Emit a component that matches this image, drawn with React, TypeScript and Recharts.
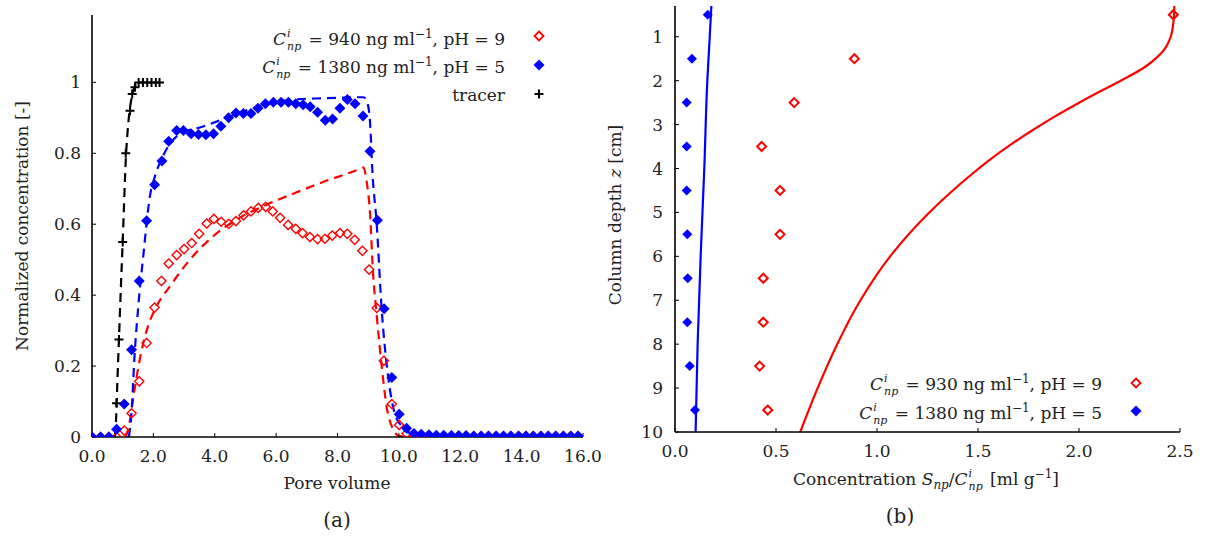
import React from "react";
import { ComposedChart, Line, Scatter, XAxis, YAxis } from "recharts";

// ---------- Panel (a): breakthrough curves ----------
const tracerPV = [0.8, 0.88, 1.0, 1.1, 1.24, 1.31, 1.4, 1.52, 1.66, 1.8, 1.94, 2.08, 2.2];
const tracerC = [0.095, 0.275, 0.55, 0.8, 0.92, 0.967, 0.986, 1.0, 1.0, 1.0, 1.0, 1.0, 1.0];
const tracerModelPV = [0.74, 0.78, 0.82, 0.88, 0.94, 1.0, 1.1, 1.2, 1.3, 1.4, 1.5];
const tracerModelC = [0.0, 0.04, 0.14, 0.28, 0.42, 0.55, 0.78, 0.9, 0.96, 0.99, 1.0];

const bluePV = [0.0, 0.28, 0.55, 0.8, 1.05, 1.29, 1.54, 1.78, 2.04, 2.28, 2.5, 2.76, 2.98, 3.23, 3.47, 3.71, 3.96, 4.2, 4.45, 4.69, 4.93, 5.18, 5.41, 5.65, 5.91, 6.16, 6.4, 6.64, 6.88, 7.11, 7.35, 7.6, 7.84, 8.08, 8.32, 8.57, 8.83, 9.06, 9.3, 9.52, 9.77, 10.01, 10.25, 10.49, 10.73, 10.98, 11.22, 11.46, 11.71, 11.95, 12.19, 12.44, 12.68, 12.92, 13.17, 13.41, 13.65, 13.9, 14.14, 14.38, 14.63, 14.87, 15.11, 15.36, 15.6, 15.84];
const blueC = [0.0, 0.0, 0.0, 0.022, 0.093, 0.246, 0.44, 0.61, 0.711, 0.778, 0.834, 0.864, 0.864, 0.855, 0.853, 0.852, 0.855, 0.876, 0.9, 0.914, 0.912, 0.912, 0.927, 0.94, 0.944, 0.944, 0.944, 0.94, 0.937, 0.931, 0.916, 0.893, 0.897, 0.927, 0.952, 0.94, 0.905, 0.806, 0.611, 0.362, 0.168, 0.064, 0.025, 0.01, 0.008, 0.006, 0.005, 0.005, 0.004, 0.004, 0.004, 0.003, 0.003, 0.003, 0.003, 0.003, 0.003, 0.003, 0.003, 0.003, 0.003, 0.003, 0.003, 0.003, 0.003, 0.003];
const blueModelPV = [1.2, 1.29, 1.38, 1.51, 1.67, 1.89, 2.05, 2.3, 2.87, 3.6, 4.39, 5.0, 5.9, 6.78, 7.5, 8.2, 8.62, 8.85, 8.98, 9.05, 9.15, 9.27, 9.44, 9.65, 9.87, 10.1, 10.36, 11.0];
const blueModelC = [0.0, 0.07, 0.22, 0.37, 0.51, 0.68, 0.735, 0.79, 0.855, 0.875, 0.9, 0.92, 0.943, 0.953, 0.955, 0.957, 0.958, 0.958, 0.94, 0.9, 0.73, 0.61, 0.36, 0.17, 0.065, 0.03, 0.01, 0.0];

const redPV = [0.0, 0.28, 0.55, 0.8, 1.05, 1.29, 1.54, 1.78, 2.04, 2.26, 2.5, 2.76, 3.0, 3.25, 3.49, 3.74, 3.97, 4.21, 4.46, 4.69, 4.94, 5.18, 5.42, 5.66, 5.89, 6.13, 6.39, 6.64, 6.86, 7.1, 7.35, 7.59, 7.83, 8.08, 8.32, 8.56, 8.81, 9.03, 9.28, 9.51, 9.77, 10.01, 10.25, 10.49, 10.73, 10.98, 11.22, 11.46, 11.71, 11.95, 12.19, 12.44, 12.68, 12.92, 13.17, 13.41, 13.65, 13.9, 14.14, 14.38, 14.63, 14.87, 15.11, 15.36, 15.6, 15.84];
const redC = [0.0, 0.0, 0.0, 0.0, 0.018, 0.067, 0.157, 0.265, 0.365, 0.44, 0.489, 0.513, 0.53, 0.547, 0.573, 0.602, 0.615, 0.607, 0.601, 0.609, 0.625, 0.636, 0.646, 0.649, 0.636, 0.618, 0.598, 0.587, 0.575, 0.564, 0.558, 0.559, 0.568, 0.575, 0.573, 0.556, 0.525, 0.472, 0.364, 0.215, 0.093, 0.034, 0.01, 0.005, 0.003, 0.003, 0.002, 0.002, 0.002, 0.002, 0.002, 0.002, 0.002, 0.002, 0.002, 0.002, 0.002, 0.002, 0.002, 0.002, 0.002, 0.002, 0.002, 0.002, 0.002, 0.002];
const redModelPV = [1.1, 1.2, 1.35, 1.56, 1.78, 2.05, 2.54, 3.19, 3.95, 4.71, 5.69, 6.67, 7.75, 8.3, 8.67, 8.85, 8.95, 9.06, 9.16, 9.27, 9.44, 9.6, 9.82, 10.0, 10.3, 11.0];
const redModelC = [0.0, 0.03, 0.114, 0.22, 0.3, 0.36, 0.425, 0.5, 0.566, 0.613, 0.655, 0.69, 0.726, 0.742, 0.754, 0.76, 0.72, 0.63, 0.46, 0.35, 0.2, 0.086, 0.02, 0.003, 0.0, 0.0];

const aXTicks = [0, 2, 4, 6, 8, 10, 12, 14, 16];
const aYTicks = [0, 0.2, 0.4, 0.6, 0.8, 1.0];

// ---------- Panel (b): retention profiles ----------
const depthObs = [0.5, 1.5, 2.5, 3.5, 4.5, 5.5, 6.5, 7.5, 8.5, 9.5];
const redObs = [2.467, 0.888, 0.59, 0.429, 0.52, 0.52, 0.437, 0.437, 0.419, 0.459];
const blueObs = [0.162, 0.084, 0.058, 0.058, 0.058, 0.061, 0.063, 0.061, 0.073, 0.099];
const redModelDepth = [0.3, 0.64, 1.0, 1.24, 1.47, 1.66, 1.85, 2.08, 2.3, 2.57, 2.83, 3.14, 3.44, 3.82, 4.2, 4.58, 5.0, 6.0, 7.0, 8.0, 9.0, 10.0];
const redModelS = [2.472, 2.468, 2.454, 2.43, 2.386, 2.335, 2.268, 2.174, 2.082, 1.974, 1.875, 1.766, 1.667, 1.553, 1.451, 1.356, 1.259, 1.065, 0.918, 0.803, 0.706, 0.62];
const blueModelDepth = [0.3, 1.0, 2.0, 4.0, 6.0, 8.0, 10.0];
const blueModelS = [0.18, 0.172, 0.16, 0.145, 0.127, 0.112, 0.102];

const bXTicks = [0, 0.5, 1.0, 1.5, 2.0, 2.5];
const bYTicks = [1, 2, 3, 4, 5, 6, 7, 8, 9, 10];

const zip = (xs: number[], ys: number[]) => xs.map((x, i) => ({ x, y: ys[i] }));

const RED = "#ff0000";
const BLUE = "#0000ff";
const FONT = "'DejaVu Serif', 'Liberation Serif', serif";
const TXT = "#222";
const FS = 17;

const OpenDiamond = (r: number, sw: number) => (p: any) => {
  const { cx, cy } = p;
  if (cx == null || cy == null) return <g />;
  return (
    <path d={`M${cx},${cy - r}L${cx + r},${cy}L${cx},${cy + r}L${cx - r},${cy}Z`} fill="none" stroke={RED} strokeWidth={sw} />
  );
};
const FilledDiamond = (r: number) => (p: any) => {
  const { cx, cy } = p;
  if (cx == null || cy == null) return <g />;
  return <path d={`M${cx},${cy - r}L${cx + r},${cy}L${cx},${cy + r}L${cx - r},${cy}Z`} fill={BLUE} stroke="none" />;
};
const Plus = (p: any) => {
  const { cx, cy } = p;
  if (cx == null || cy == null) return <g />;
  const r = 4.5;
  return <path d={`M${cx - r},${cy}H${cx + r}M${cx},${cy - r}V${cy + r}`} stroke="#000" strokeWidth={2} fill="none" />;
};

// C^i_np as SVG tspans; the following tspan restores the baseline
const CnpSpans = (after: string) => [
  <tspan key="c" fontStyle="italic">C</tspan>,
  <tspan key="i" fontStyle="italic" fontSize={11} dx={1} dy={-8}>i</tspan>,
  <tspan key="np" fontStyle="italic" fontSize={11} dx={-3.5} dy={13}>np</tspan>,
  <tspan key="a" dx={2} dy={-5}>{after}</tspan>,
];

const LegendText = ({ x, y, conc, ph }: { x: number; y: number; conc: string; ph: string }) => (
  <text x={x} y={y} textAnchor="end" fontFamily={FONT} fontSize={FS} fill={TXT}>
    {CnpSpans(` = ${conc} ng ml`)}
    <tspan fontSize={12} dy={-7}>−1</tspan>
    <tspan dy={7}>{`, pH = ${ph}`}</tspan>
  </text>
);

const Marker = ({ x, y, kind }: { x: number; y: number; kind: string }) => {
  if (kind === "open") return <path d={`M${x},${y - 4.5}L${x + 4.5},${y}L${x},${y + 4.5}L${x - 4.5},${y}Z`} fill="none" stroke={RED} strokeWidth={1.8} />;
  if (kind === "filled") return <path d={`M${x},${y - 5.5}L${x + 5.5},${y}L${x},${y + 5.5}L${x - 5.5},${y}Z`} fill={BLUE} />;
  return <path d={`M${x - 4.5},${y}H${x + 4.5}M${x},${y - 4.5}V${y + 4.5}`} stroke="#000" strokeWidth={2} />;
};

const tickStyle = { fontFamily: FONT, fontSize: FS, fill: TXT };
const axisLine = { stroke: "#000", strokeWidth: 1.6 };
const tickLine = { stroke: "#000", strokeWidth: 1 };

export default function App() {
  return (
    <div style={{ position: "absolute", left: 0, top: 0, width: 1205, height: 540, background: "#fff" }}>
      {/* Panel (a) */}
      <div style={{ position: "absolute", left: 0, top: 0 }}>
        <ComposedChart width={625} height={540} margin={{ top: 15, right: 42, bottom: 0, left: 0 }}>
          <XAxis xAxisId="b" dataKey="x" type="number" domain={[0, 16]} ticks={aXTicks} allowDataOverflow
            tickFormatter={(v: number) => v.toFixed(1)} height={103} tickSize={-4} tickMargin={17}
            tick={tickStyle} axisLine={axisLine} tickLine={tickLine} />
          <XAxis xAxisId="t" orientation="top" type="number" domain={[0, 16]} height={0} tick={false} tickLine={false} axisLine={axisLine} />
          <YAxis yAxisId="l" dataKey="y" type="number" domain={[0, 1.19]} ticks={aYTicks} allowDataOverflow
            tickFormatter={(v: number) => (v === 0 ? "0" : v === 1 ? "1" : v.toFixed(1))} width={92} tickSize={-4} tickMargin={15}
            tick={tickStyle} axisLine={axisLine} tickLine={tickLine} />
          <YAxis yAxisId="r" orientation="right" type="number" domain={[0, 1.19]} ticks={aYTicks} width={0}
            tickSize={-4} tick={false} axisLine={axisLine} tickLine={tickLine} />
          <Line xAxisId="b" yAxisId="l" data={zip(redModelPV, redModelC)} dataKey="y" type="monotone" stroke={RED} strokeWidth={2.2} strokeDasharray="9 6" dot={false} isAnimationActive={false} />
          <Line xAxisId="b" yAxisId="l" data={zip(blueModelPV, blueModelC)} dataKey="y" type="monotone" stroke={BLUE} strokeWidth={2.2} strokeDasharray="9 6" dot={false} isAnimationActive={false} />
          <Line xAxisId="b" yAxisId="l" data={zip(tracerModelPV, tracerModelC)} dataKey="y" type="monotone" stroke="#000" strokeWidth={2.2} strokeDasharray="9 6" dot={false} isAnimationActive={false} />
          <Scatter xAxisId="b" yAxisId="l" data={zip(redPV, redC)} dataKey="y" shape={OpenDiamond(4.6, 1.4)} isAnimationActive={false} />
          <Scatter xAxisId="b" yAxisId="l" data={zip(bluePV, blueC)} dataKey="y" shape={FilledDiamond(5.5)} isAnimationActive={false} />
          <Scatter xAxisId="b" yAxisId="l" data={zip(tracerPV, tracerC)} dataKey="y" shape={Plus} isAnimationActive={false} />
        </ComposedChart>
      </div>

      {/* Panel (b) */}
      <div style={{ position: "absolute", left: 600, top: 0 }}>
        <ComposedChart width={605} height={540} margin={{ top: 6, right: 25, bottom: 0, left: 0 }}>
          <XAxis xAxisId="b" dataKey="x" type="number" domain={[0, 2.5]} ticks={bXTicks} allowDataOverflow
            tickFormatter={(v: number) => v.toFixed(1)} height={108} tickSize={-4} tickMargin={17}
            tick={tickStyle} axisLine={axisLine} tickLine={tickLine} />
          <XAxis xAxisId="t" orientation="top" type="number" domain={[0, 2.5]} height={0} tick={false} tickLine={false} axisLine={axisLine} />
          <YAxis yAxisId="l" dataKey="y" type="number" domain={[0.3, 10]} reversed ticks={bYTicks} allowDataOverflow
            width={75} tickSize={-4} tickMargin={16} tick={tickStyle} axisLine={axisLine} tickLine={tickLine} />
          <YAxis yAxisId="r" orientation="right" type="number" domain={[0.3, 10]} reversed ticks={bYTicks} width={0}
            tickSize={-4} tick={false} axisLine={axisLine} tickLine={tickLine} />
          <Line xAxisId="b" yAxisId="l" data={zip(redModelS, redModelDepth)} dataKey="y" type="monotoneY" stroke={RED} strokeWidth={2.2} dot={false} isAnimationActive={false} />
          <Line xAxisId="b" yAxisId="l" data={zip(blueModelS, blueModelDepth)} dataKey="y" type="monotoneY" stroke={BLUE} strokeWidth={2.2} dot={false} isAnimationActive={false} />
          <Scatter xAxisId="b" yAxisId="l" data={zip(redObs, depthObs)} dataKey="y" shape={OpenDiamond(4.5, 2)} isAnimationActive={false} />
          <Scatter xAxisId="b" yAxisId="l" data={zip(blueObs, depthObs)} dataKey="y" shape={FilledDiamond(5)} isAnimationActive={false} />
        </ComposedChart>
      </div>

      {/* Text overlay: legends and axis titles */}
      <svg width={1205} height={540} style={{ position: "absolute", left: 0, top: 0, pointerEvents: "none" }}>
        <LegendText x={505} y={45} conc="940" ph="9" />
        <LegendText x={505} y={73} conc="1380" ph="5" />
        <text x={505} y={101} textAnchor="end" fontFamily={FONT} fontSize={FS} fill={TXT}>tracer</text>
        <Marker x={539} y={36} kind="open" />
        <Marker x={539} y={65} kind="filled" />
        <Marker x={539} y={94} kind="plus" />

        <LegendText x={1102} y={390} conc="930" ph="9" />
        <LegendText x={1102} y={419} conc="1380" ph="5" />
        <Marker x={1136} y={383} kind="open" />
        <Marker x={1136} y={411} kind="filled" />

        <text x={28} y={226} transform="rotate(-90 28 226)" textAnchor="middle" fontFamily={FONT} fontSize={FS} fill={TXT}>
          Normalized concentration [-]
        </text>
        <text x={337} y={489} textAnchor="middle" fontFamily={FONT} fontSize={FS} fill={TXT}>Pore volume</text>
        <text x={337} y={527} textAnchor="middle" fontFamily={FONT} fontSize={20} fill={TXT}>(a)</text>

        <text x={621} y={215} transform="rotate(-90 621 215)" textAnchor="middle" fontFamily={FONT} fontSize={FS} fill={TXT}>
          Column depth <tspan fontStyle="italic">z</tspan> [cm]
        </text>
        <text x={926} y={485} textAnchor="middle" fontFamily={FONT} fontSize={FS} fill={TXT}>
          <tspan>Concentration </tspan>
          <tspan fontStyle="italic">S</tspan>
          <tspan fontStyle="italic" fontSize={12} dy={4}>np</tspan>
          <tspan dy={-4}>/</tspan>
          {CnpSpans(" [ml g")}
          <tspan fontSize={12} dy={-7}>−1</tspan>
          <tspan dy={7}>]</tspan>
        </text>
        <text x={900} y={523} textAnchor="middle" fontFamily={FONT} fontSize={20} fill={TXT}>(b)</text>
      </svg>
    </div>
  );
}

::::::

### REQUIRED WORK
Write out exactly the opening lines of the data, stopping after the line that holds "0.96, 0.99, 1.0];". Exclude pictures.

### TASK SOLUTION
Emit a component that matches this image, drawn with React, TypeScript and Recharts.
import React from "react";
import { ComposedChart, Line, Scatter, XAxis, YAxis } from "recharts";

// ---------- Panel (a): breakthrough curves ----------
const tracerPV = [0.8, 0.88, 1.0, 1.1, 1.24, 1.31, 1.4, 1.52, 1.66, 1.8, 1.94, 2.08, 2.2];
const tracerC = [0.095, 0.275, 0.55, 0.8, 0.92, 0.967, 0.986, 1.0, 1.0, 1.0, 1.0, 1.0, 1.0];
const tracerModelPV = [0.74, 0.78, 0.82, 0.88, 0.94, 1.0, 1.1, 1.2, 1.3, 1.4, 1.5];
const tracerModelC = [0.0, 0.04, 0.14, 0.28, 0.42, 0.55, 0.78, 0.9, 0.96, 0.99, 1.0];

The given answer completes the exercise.